JERUSALEM – A deadly attack on Israel from Egypt's Sinai Peninsula has sparked calls to raise the number of Egyptian troops allowed in the area under the historic peace treaty with Israel, to counter a surge in Islamist militant activity.

But some in Israel, afraid the recent revolt in Egypt might lead to the collapse of the pact, are wary of altering it in any way.

Israel says Palestinian militants crossed from Gaza into Egypt's Sinai Peninsula, made their way along the Israel-Egypt border, crossed back into Israel, attacked Israeli vehicles and killed eight people on 18 August.

The assault underscored the increasingly lawless situation in Sinai, where weak policing and difficult terrain may be letting it turn into the latest focus of Islamic militant activity in the region.

Israel's insistence that the peninsula be significantly demilitarized was a key aspect of the 1979 accord between Israel and Egypt. The stipulation, essential for reassuring Israel back then, reflected skepticism that Egypt would remain eternally friendly.

Today, however, this provision makes it difficult for Israel itself to demand the Egyptians do a better job of policing the vast desert triangle that separates Asia from Africa.

"Israel is sitting on a time bomb," said counterterrorism expert Boaz Ganor. "The fact that the peace border between Israel and Sinai … is no longer a peace frontier requires Israel to regroup."

In the aftermath of Egyptian President Hosni Mubarak's fall earlier this year, Israel permitted Egypt to send in more troops than the 750 allowed under the treaty. Egyptian security officials said about 10,000 troops are already present in the 23,000 square mile (60,000 square kilometer) territory, and about 4000 are posted along the Israeli border. They spoke on condition of anonymity because they were not authorized to brief reporters.

Calls are mounting for permitting far greater numbers – if not totally freeing Egypt from any need to get Israel's permission, which the Egyptian public had always considered an affront to its national pride and sovereignty.

The matter generated discussion in the region over the weekend.

In an interview with Dubai-based Al-Arabiya TV, Arab League chief Nabil al-Araby, a former Egyptian foreign minister, said the treaty with Israel was not sacrosanct, and provisions could be revisited – including the limitations on troops.

On Sunday, a senior Israeli official said Israel should consider revising the provisions of the peace treaty to allow Cairo to deploy more troops.

Many Israelis are leery, though, fearful that the Muslim Brotherhood that inspired Gaza's Islamic militant Hamas rulers could gain influence in Egypt after an election later this year, and that the peace treaty with Egypt would ultimately fall apart.

Prime Minister Benjamin Netanyahu seemed cool to the idea in comments attributed to him Sunday.

"I am against the idea of changing the peace treaty," a government official quoted Netanyahu as telling members of his ruling Likud Party. The prime minister also said if changes are proposed, he would bring them before a Cabinet body for approval.

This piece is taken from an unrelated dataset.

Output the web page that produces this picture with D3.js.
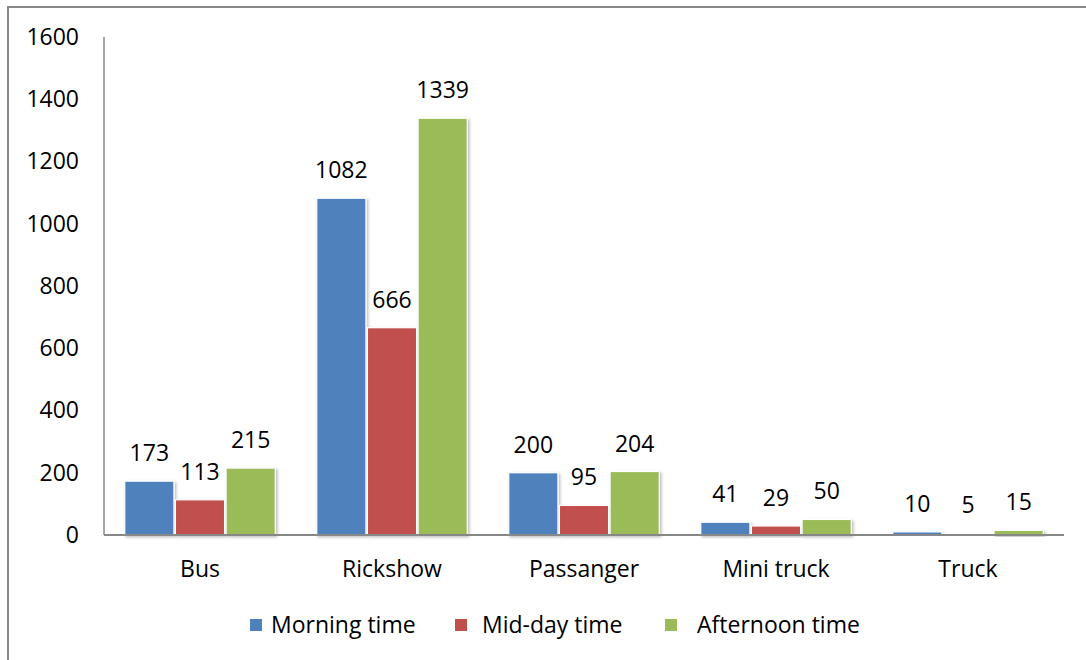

The 1979 peace accord – the first between Israel and an Arab nation – is one of the few achievements of decades of Mideast peace efforts. As part of that deal, Israel returned the Sinai, captured from Egypt in the 1967 Mideast war.

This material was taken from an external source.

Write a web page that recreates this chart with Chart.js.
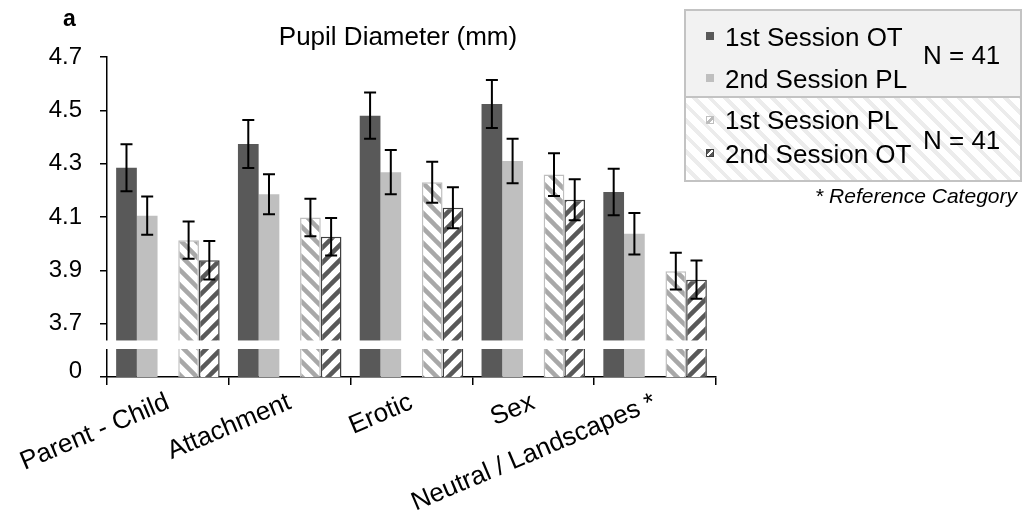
<!DOCTYPE html>
<html><head><meta charset="utf-8">
<script src="https://cdn.jsdelivr.net/npm/chart.js@4.4.1/dist/chart.umd.min.js"></script>
<style>
body{margin:0;background:#fff;width:1026px;height:523px;overflow:hidden;position:relative;font-family:"Liberation Sans",Arial,sans-serif;color:#000}
#c{position:absolute;left:0;top:0}
.t{position:absolute;white-space:nowrap;line-height:1}
.box{position:absolute;box-sizing:border-box;border:2px solid #c3c3c3}
.mk{position:absolute;width:8px;height:8px;box-sizing:border-box}
</style></head><body>
<canvas id="c" width="1026" height="523"></canvas>
<div class="t" style="left:63px;top:7px;font-size:23px;font-weight:bold">a</div>
<div class="t" style="left:0;width:796px;text-align:center;top:23px;font-size:26px">Pupil Diameter (mm)</div>
<div class="box" style="left:684px;top:9px;width:338px;height:89px;background:#f2f2f2"></div>
<div class="box" style="left:684px;top:96px;width:338px;height:86px;background:repeating-linear-gradient(45deg,#ffffff 0 7px,#ececec 7px 11px)"></div>
<div class="mk" style="left:706px;top:32px;background:#595959"></div>
<div class="t" style="left:725px;top:24px;font-size:26px">1st Session OT</div>
<div class="mk" style="left:706px;top:74px;background:#bfbfbf"></div>
<div class="t" style="left:725px;top:66px;font-size:26px">2nd Session PL</div>
<div class="t" style="left:923px;top:42px;font-size:26px">N = 41</div>
<div class="mk" style="left:706px;top:116px;background:linear-gradient(135deg,#fff 0 40%,#bbb 40% 70%,#fff 70%);border:1px solid #bfbfbf"></div>
<div class="t" style="left:725px;top:107px;font-size:26px">1st Session PL</div>
<div class="mk" style="left:706px;top:149px;background:linear-gradient(135deg,#595959 0 35%,#fff 35% 65%,#595959 65%);border:1px solid #404040"></div>
<div class="t" style="left:725px;top:141px;font-size:26px">2nd Session OT</div>
<div class="t" style="left:923px;top:127px;font-size:26px">N = 41</div>
<div class="t" style="right:9px;top:185px;font-size:21px;font-style:italic">* Reference Category</div>
<script>
const FONT = '"Liberation Sans", Arial, sans-serif';
const categories = ['Parent - Child', 'Attachment', 'Erotic', 'Sex', 'Neutral / Landscapes *'];
const ot1Values = [4.285, 4.374, 4.480, 4.524, 4.194];
const ot1Errors = [0.088, 0.090, 0.087, 0.090, 0.087];
const pl2Values = [4.105, 4.185, 4.268, 4.310, 4.037];
const pl2Errors = [0.072, 0.075, 0.083, 0.083, 0.078];
const pl1Values = [4.013, 4.098, 4.230, 4.259, 3.897];
const pl1Errors = [0.070, 0.070, 0.077, 0.080, 0.069];
const ot2Values = [3.938, 4.026, 4.135, 4.165, 3.865];
const ot2Errors = [0.072, 0.070, 0.077, 0.077, 0.072];
const yTickValues = [3.5, 3.7, 3.9, 4.1, 4.3, 4.5, 4.7];
const yTickLabels = ['0', '3.7', '3.9', '4.1', '4.3', '4.5', '4.7'];
const spacer = [null, null, null, null, null];
const BREAK_LOW = 3.605, BREAK_HIGH = 3.637;

const cv = document.getElementById('c');
const mainCtx = cv.getContext('2d');
function hatch(color, dir) {
  const s = 15;
  const t = document.createElement('canvas');
  t.width = s; t.height = s;
  const g = t.getContext('2d');
  g.fillStyle = '#fff'; g.fillRect(0, 0, s, s);
  g.strokeStyle = color; g.lineWidth = 4.5; g.lineCap = 'square';
  g.beginPath();
  for (const o of [-s, 0, s]) {
    if (dir === '/') { g.moveTo(o, s); g.lineTo(o + s, 0); }
    else { g.moveTo(o, 0); g.lineTo(o + s, s); }
  }
  g.stroke();
  return mainCtx.createPattern(t, 'repeat');
}

const extras = {
  id: 'extras',
  afterDatasetsDraw(chart) {
    const {ctx, chartArea} = chart;
    const y = chart.scales.y;
    const yTop = y.getPixelForValue(BREAK_HIGH), yBot = y.getPixelForValue(BREAK_LOW);
    ctx.save();
    ctx.fillStyle = '#fff';
    ctx.fillRect(chartArea.left - 3, yTop, chartArea.right - chartArea.left + 3, yBot - yTop);
    ctx.strokeStyle = '#000'; ctx.lineWidth = 2;
    chart.data.datasets.forEach((ds, i) => {
      if (!ds.errors) return;
      const meta = chart.getDatasetMeta(i);
      meta.data.forEach((bar, j) => {
        const v = ds.data[j], e = ds.errors[j];
        if (v == null) return;
        const x = bar.x, y1 = y.getPixelForValue(v + e), y2 = y.getPixelForValue(v - e);
        ctx.beginPath();
        ctx.moveTo(x, y1); ctx.lineTo(x, y2);
        ctx.moveTo(x - 6, y1); ctx.lineTo(x + 6, y1);
        ctx.moveTo(x - 6, y2); ctx.lineTo(x + 6, y2);
        ctx.stroke();
      });
    });
    ctx.restore();
  }
};

new Chart(cv, {
  type: 'bar',
  data: {
    labels: categories,
    datasets: [
      {label: '1st Session OT', data: ot1Values, errors: ot1Errors, backgroundColor: '#595959', borderWidth: 0},
      {label: '2nd Session PL', data: pl2Values, errors: pl2Errors, backgroundColor: '#bfbfbf', borderWidth: 0},
      {label: '', data: spacer, backgroundColor: 'rgba(0,0,0,0)', borderWidth: 0},
      {label: '1st Session PL', data: pl1Values, errors: pl1Errors, backgroundColor: hatch('#a8a8a8', '\\'), borderColor: '#bfbfbf', borderWidth: 1.5},
      {label: '2nd Session OT', data: ot2Values, errors: ot2Errors, backgroundColor: hatch('#595959', '/'), borderColor: '#404040', borderWidth: 1.5}
    ]
  },
  options: {
    responsive: false,
    animation: false,
    events: [],
    barPercentage: 1,
    categoryPercentage: 0.85,
    layout: {padding: {left: 0, right: 310, top: 57, bottom: 0}},
    plugins: {legend: {display: false}, tooltip: {enabled: false}, title: {display: false}},
    scales: {
      x: {
        afterFit: s => { s.height = 146; },
        ticks: {font: {family: FONT, size: 26}, color: '#000', minRotation: 23, maxRotation: 23, autoSkip: false, padding: 2},
        grid: {drawOnChartArea: false, color: '#000', lineWidth: 1.5, tickLength: 8, offset: true},
        border: {color: '#000', width: 1.5}
      },
      y: {
        type: 'linear', min: 3.5, max: 4.7,
        afterBuildTicks: s => { s.ticks = yTickValues.map(v => ({value: v})); },
        afterFit: s => { s.width = 107; },
        ticks: {
          callback: (v) => { const i = yTickValues.indexOf(v); return i === 0 ? [yTickLabels[0], ''] : yTickLabels[i]; },
          font: (ctx) => ({family: FONT, size: 24, lineHeight: ctx.index === 0 ? 0.5 : 1.2}),
          color: '#000', padding: 18
        },
        grid: {drawOnChartArea: false, color: '#000', lineWidth: 1.5, tickLength: 7},
        border: {color: '#000', width: 1.5}
      }
    }
  },
  plugins: [extras]
});
</script>
</body></html>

That was a major strategic gain for Egypt, not only undoing a humiliating territorial loss but also restoring to Egypt total command over the Suez Canal, allowing it to reopen for global shipping.

In 1967, Egypt menacingly beefed up troops in the Sinai and used its control of the tip of the peninsula to close the Straits of Tiran, cutting off shipping to Israel from the south – and leading Israel to attack. In 1973, Egypt attacked, and the Sinai was the scene of bloody tank battles.

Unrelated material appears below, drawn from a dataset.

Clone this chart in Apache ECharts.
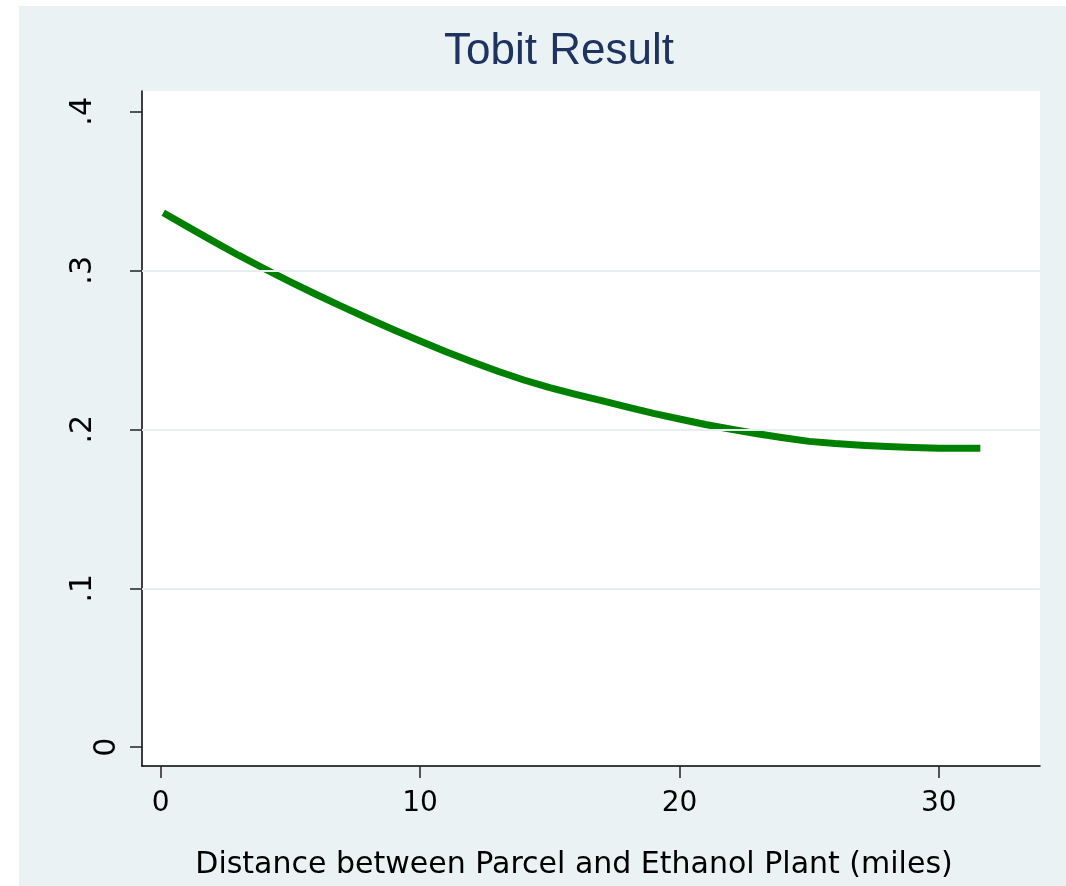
<!DOCTYPE html>
<html>
<head>
<meta charset="utf-8">
<script src="https://cdn.jsdelivr.net/npm/echarts@6/dist/echarts.min.js"></script>
<style>
html,body{margin:0;padding:0;background:#ffffff;}
#chart{position:absolute;left:19px;top:6px;width:1047px;height:880px;}
</style>
</head>
<body>
<div id="chart"></div>
<script>
// Data
const distance = [0.1,1,2,3,4,5,6,7,8,9,10,11,12,13,14,15,16,17,18,19,20,21,22,23,24,25,26,27,28,29,30,31,31.6];
const predicted = [0.3362,0.3278,0.3185,0.3095,0.3010,0.2928,0.2848,0.2772,0.2697,0.2625,0.2555,0.2488,0.2425,0.2365,0.2310,0.2262,0.2220,0.2180,0.2140,0.2100,0.2065,0.2030,0.2000,0.1972,0.1947,0.1924,0.1910,0.1900,0.1892,0.1885,0.1881,0.1880,0.1880];
const xTicks = [0,10,20,30];
const yTicks = [0,0.1,0.2,0.3,0.4];
const yGridLines = [0.1,0.2,0.3];
const titleText = 'Tobit Result';
const xAxisTitle = 'Distance between Parcel and Ethanol Plant (miles)';

const chart = echarts.init(document.getElementById('chart'));
const pts = distance.map((x,i)=>[x,predicted[i]]);
const fmtY = v => { const r = Math.round(v*10)/10; return r===0 ? '0' : String(r).replace(/^0/,''); };

chart.setOption({
  backgroundColor:'#EAF2F3',
  animation:false,
  title:{
    text:titleText, left:420, top:19,
    textStyle:{fontFamily:'Liberation Sans, Arial, sans-serif', fontSize:44, fontWeight:'normal', color:'#1f3360'}
  },
  grid:{left:123, top:85, right:26, bottom:120, show:true, backgroundColor:'#ffffff', borderWidth:0},
  xAxis:{
    type:'value', min:-0.72, max:33.9,
    axisLine:{show:true, onZero:false, lineStyle:{color:'#000', width:1.5}},
    axisTick:{show:true, customValues:xTicks, length:12, lineStyle:{color:'#222', width:1.5}},
    axisLabel:{customValues:xTicks, margin:24, fontFamily:'DejaVu Sans, sans-serif', fontSize:28, color:'#000'},
    splitLine:{show:false},
    name:xAxisTitle, nameLocation:'middle', nameGap:84,
    nameTextStyle:{fontFamily:'DejaVu Sans, sans-serif', fontSize:30, color:'#000', padding:[0,34,0,0]}
  },
  yAxis:{
    type:'value', min:-0.0118, max:0.4128,
    axisLine:{show:true, onZero:false, lineStyle:{color:'#000', width:1.5}},
    axisTick:{show:true, customValues:yTicks, length:12, lineStyle:{color:'#222', width:1.5}},
    axisLabel:{
      customValues:yTicks, rotate:90, margin:20,
      formatter: v => { const s = fmtY(v); return s==='0' ? '{z|0}' : '{d|'+s+'}'; },
      rich:{
        z:{fontFamily:'DejaVu Sans, sans-serif', fontSize:30, color:'#000'},
        d:{fontFamily:'DejaVu Sans, sans-serif', fontSize:30, color:'#000', padding:[0,0,24,0]}
      }
    },
    splitLine:{show:false}
  },
  series:[
    {
      type:'line', data:[], silent:true, z:1,
      markLine:{
        silent:true, symbol:'none', label:{show:false},
        lineStyle:{color:'#E6EFF0', width:2, type:'solid'},
        data: yGridLines.map(v=>({yAxis:v}))
      }
    },
    {
      type:'line', data:pts, showSymbol:false, smooth:false, z:3,
      lineStyle:{color:'#008000', width:7, cap:'butt', join:'round'}
    }
  ]
});
</script>
</body>
</html>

Such scenarios seem a world away from the reality that has prevailed since the peace treaty. Israel has kept few troops along that border. There was almost no military on the other side, the peninsula is sparsely populated, and the frontier was quiet for decades.

The bloody 18 August attack shattered any sense of calm. The brazen attack on Israel and the deaths of several Egyptian police during the firefight strained relations between Israel and Egypt, prompting officials to examine security measures already being beefed up.

Israel is speeding up construction of a fence along the 150-mile (230-kilometer) frontier, and Defense Minister Ehud Barak said Sunday it would be completed within a year or so. Additional visual and electronic intelligence-gathering devices have been put in place. The military has deployed hundreds more troops along the border, including elite forces, defense officials said.

Critics say the cross-border attack should have come as no surprise. In recent years, tens of thousands of illegal African migrants have shown how easy it is to sneak into the country over the porous frontier with Egypt. Further evidence comes from the thriving weapons and goods-smuggling trade Palestinian militants have set up with Sinai Bedouin to dodge the Israeli blockade of Gaza.

The mountainous desert now harbors an array of militant groups, including Palestinian extremists and Al-Qaeda-inspired jihadists, Egyptian and Israeli security officials say.

In recent years radical factions, some of them Palestinian, attacked popular Sinai beach resorts, killing more than 120 people between 2004 and 2006. In 2007 and 2008, Palestinian militants attacked Israel twice from Sinai. In 2009, Egyptian authorities said they had uncovered a conspiracy by Lebanon's Hezbollah guerrilla group to attack Sinai tourist sites.

Since Mubarak's fall, and despite the infusion of more troops, militants have repeatedly attacked Egyptian police facilities and a natural gas pipeline that supplies Israel and Jordan. Islamic radicals who fled Egyptian prisons during the chaos surrounding the revolution sought asylum in Sinai, hooking up with radical groups that already had built strongholds there.

All this places Israel in a very sensitive position regarding the Sinai, said Ely Karmon, senior research scholar at the Institute for Counter-Terrorism at the Interdisciplinary Center near Tel Aviv.

"On the one hand, Israel has to operate resolutely against terror groups and rocket fire. It also has to … cooperate with Egypt to prevent Sinai from becoming a center of global terror, and terror against Israel," Karmon said. "I hope the introduction of forces into Sinai won't become a security threat to Israel in the future. That is the risk Israel is taking."